WHAT THE TASK ASKS
Transcribe the material in full. Nothing should differ except that the pictures are left out.

GIVEN DATA
* * * *
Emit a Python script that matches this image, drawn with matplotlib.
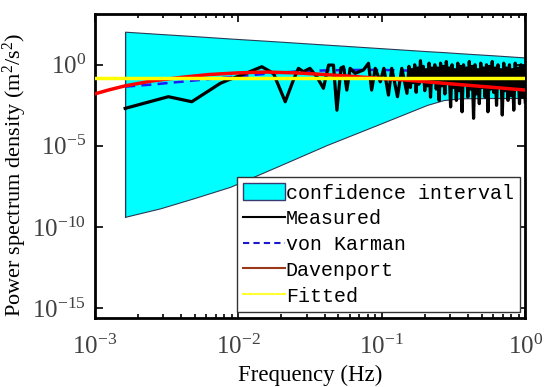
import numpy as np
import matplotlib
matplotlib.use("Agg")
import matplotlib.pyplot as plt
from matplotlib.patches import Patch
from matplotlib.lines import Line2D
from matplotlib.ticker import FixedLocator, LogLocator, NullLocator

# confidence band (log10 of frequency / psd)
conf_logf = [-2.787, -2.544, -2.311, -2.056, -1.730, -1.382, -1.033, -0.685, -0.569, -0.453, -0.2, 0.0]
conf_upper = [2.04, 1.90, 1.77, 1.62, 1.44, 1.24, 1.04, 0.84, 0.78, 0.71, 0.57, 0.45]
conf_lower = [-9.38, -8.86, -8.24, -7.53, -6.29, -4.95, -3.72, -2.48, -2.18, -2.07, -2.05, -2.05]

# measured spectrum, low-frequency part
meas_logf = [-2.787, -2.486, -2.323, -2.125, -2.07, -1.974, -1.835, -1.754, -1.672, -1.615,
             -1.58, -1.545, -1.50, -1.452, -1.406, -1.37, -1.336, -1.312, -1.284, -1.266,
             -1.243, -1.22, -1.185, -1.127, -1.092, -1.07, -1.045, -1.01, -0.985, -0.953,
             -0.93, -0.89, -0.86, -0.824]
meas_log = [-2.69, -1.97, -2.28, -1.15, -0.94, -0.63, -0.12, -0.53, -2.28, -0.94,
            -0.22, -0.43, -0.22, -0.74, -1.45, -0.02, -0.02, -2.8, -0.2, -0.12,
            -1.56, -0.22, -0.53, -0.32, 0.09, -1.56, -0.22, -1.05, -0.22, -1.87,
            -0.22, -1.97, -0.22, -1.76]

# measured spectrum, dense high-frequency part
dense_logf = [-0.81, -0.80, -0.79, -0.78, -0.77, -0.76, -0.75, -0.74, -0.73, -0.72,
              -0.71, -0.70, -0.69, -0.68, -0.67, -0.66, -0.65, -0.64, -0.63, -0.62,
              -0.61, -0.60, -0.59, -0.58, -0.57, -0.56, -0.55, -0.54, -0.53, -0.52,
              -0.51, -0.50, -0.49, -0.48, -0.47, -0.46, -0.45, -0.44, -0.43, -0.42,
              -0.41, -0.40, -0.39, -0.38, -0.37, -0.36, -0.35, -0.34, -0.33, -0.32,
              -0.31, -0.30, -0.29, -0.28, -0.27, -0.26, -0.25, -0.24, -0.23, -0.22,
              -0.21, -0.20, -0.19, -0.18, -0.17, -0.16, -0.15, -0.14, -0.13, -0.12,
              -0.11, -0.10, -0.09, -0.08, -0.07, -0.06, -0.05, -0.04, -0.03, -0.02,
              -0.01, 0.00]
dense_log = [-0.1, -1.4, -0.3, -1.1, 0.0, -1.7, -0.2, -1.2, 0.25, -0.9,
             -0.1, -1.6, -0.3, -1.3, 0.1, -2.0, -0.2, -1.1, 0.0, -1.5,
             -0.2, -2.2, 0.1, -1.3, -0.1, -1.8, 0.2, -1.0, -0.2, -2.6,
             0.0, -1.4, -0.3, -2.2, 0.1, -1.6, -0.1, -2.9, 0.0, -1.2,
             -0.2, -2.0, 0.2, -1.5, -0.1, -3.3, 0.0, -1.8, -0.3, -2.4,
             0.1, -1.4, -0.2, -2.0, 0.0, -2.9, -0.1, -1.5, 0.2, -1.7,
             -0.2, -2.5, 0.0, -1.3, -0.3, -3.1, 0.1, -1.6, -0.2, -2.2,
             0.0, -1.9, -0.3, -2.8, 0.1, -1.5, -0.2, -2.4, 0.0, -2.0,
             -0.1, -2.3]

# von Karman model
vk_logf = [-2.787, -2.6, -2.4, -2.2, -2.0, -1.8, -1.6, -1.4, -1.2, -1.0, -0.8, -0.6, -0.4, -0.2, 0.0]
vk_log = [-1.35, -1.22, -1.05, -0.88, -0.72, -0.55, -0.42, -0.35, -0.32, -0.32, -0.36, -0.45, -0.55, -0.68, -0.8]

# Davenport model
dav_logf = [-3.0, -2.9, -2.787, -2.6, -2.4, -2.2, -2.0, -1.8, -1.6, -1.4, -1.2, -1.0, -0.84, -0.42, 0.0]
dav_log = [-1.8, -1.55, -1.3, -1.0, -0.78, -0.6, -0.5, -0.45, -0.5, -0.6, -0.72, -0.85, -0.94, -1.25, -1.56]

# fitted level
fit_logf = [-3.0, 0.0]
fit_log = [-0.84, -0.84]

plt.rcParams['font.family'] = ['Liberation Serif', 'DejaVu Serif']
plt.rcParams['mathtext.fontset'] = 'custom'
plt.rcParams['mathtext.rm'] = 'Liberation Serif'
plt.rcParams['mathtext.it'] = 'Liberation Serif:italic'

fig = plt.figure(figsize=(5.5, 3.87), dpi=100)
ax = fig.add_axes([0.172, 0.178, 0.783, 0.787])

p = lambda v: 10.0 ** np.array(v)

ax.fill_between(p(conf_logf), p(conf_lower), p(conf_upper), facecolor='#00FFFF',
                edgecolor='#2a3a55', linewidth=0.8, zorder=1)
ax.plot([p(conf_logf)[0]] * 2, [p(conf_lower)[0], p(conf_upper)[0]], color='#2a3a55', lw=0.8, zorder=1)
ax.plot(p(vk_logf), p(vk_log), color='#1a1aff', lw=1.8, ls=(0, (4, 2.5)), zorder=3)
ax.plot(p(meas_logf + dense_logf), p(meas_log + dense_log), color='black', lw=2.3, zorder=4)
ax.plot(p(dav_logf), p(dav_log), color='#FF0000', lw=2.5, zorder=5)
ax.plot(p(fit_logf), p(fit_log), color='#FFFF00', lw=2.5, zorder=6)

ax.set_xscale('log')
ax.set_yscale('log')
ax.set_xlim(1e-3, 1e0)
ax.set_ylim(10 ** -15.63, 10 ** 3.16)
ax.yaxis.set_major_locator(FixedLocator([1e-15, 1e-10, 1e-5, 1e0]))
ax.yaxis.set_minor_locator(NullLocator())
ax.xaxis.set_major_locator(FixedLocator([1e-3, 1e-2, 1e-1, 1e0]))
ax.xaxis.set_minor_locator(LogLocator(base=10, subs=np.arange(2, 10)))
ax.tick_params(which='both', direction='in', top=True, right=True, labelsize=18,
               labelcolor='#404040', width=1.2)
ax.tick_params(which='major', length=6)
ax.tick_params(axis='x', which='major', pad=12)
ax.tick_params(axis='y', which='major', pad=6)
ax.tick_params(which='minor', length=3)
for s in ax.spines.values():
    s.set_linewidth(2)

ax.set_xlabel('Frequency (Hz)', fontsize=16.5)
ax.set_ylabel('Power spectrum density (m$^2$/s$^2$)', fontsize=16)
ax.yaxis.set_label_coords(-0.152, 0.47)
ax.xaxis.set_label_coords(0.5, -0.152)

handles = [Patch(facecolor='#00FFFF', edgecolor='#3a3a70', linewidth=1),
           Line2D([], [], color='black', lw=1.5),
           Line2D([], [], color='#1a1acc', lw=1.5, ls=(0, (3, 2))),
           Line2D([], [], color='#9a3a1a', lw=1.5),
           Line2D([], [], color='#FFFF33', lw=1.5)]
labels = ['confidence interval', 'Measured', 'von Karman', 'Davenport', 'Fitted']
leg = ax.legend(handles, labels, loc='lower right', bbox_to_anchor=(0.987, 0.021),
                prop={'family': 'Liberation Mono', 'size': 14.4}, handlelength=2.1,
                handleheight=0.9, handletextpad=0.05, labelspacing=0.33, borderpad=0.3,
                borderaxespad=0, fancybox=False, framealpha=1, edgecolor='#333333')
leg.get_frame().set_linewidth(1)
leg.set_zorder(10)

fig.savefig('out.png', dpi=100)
* * * *
RESPONSE TO THIS EXERCISE
Emit a Python script that matches this image, drawn with matplotlib.
import numpy as np
import matplotlib
matplotlib.use("Agg")
import matplotlib.pyplot as plt
from matplotlib.patches import Patch
from matplotlib.lines import Line2D
from matplotlib.ticker import FixedLocator, LogLocator, NullLocator

# confidence band (log10 of frequency / psd)
conf_logf = [-2.787, -2.544, -2.311, -2.056, -1.730, -1.382, -1.033, -0.685, -0.569, -0.453, -0.2, 0.0]
conf_upper = [2.04, 1.90, 1.77, 1.62, 1.44, 1.24, 1.04, 0.84, 0.78, 0.71, 0.57, 0.45]
conf_lower = [-9.38, -8.86, -8.24, -7.53, -6.29, -4.95, -3.72, -2.48, -2.18, -2.07, -2.05, -2.05]

# measured spectrum, low-frequency part
meas_logf = [-2.787, -2.486, -2.323, -2.125, -2.07, -1.974, -1.835, -1.754, -1.672, -1.615,
             -1.58, -1.545, -1.50, -1.452, -1.406, -1.37, -1.336, -1.312, -1.284, -1.266,
             -1.243, -1.22, -1.185, -1.127, -1.092, -1.07, -1.045, -1.01, -0.985, -0.953,
             -0.93, -0.89, -0.86, -0.824]
meas_log = [-2.69, -1.97, -2.28, -1.15, -0.94, -0.63, -0.12, -0.53, -2.28, -0.94,
            -0.22, -0.43, -0.22, -0.74, -1.45, -0.02, -0.02, -2.8, -0.2, -0.12,
            -1.56, -0.22, -0.53, -0.32, 0.09, -1.56, -0.22, -1.05, -0.22, -1.87,
            -0.22, -1.97, -0.22, -1.76]

# measured spectrum, dense high-frequency part
dense_logf = [-0.81, -0.80, -0.79, -0.78, -0.77, -0.76, -0.75, -0.74, -0.73, -0.72,
              -0.71, -0.70, -0.69, -0.68, -0.67, -0.66, -0.65, -0.64, -0.63, -0.62,
              -0.61, -0.60, -0.59, -0.58, -0.57, -0.56, -0.55, -0.54, -0.53, -0.52,
              -0.51, -0.50, -0.49, -0.48, -0.47, -0.46, -0.45, -0.44, -0.43, -0.42,
              -0.41, -0.40, -0.39, -0.38, -0.37, -0.36, -0.35, -0.34, -0.33, -0.32,
              -0.31, -0.30, -0.29, -0.28, -0.27, -0.26, -0.25, -0.24, -0.23, -0.22,
              -0.21, -0.20, -0.19, -0.18, -0.17, -0.16, -0.15, -0.14, -0.13, -0.12,
              -0.11, -0.10, -0.09, -0.08, -0.07, -0.06, -0.05, -0.04, -0.03, -0.02,
              -0.01, 0.00]
dense_log = [-0.1, -1.4, -0.3, -1.1, 0.0, -1.7, -0.2, -1.2, 0.25, -0.9,
             -0.1, -1.6, -0.3, -1.3, 0.1, -2.0, -0.2, -1.1, 0.0, -1.5,
             -0.2, -2.2, 0.1, -1.3, -0.1, -1.8, 0.2, -1.0, -0.2, -2.6,
             0.0, -1.4, -0.3, -2.2, 0.1, -1.6, -0.1, -2.9, 0.0, -1.2,
             -0.2, -2.0, 0.2, -1.5, -0.1, -3.3, 0.0, -1.8, -0.3, -2.4,
             0.1, -1.4, -0.2, -2.0, 0.0, -2.9, -0.1, -1.5, 0.2, -1.7,
             -0.2, -2.5, 0.0, -1.3, -0.3, -3.1, 0.1, -1.6, -0.2, -2.2,
             0.0, -1.9, -0.3, -2.8, 0.1, -1.5, -0.2, -2.4, 0.0, -2.0,
             -0.1, -2.3]

# von Karman model
vk_logf = [-2.787, -2.6, -2.4, -2.2, -2.0, -1.8, -1.6, -1.4, -1.2, -1.0, -0.8, -0.6, -0.4, -0.2, 0.0]
vk_log = [-1.35, -1.22, -1.05, -0.88, -0.72, -0.55, -0.42, -0.35, -0.32, -0.32, -0.36, -0.45, -0.55, -0.68, -0.8]

# Davenport model
dav_logf = [-3.0, -2.9, -2.787, -2.6, -2.4, -2.2, -2.0, -1.8, -1.6, -1.4, -1.2, -1.0, -0.84, -0.42, 0.0]
dav_log = [-1.8, -1.55, -1.3, -1.0, -0.78, -0.6, -0.5, -0.45, -0.5, -0.6, -0.72, -0.85, -0.94, -1.25, -1.56]

# fitted level
fit_logf = [-3.0, 0.0]
fit_log = [-0.84, -0.84]

plt.rcParams['font.family'] = ['Liberation Serif', 'DejaVu Serif']
plt.rcParams['mathtext.fontset'] = 'custom'
plt.rcParams['mathtext.rm'] = 'Liberation Serif'
plt.rcParams['mathtext.it'] = 'Liberation Serif:italic'

fig = plt.figure(figsize=(5.5, 3.87), dpi=100)
ax = fig.add_axes([0.172, 0.178, 0.783, 0.787])

p = lambda v: 10.0 ** np.array(v)

ax.fill_between(p(conf_logf), p(conf_lower), p(conf_upper), facecolor='#00FFFF',
                edgecolor='#2a3a55', linewidth=0.8, zorder=1)
ax.plot([p(conf_logf)[0]] * 2, [p(conf_lower)[0], p(conf_upper)[0]], color='#2a3a55', lw=0.8, zorder=1)
ax.plot(p(vk_logf), p(vk_log), color='#1a1aff', lw=1.8, ls=(0, (4, 2.5)), zorder=3)
ax.plot(p(meas_logf + dense_logf), p(meas_log + dense_log), color='black', lw=2.3, zorder=4)
ax.plot(p(dav_logf), p(dav_log), color='#FF0000', lw=2.5, zorder=5)
ax.plot(p(fit_logf), p(fit_log), color='#FFFF00', lw=2.5, zorder=6)

ax.set_xscale('log')
ax.set_yscale('log')
ax.set_xlim(1e-3, 1e0)
ax.set_ylim(10 ** -15.63, 10 ** 3.16)
ax.yaxis.set_major_locator(FixedLocator([1e-15, 1e-10, 1e-5, 1e0]))
ax.yaxis.set_minor_locator(NullLocator())
ax.xaxis.set_major_locator(FixedLocator([1e-3, 1e-2, 1e-1, 1e0]))
ax.xaxis.set_minor_locator(LogLocator(base=10, subs=np.arange(2, 10)))
ax.tick_params(which='both', direction='in', top=True, right=True, labelsize=18,
               labelcolor='#404040', width=1.2)
ax.tick_params(which='major', length=6)
ax.tick_params(axis='x', which='major', pad=12)
ax.tick_params(axis='y', which='major', pad=6)
ax.tick_params(which='minor', length=3)
for s in ax.spines.values():
    s.set_linewidth(2)

ax.set_xlabel('Frequency (Hz)', fontsize=16.5)
ax.set_ylabel('Power spectrum density (m$^2$/s$^2$)', fontsize=16)
ax.yaxis.set_label_coords(-0.152, 0.47)
ax.xaxis.set_label_coords(0.5, -0.152)

handles = [Patch(facecolor='#00FFFF', edgecolor='#3a3a70', linewidth=1),
           Line2D([], [], color='black', lw=1.5),
           Line2D([], [], color='#1a1acc', lw=1.5, ls=(0, (3, 2))),
           Line2D([], [], color='#9a3a1a', lw=1.5),
           Line2D([], [], color='#FFFF33', lw=1.5)]
labels = ['confidence interval', 'Measured', 'von Karman', 'Davenport', 'Fitted']
leg = ax.legend(handles, labels, loc='lower right', bbox_to_anchor=(0.987, 0.021),
                prop={'family': 'Liberation Mono', 'size': 14.4}, handlelength=2.1,
                handleheight=0.9, handletextpad=0.05, labelspacing=0.33, borderpad=0.3,
                borderaxespad=0, fancybox=False, framealpha=1, edgecolor='#333333')
leg.get_frame().set_linewidth(1)
leg.set_zorder(10)

fig.savefig('out.png', dpi=100)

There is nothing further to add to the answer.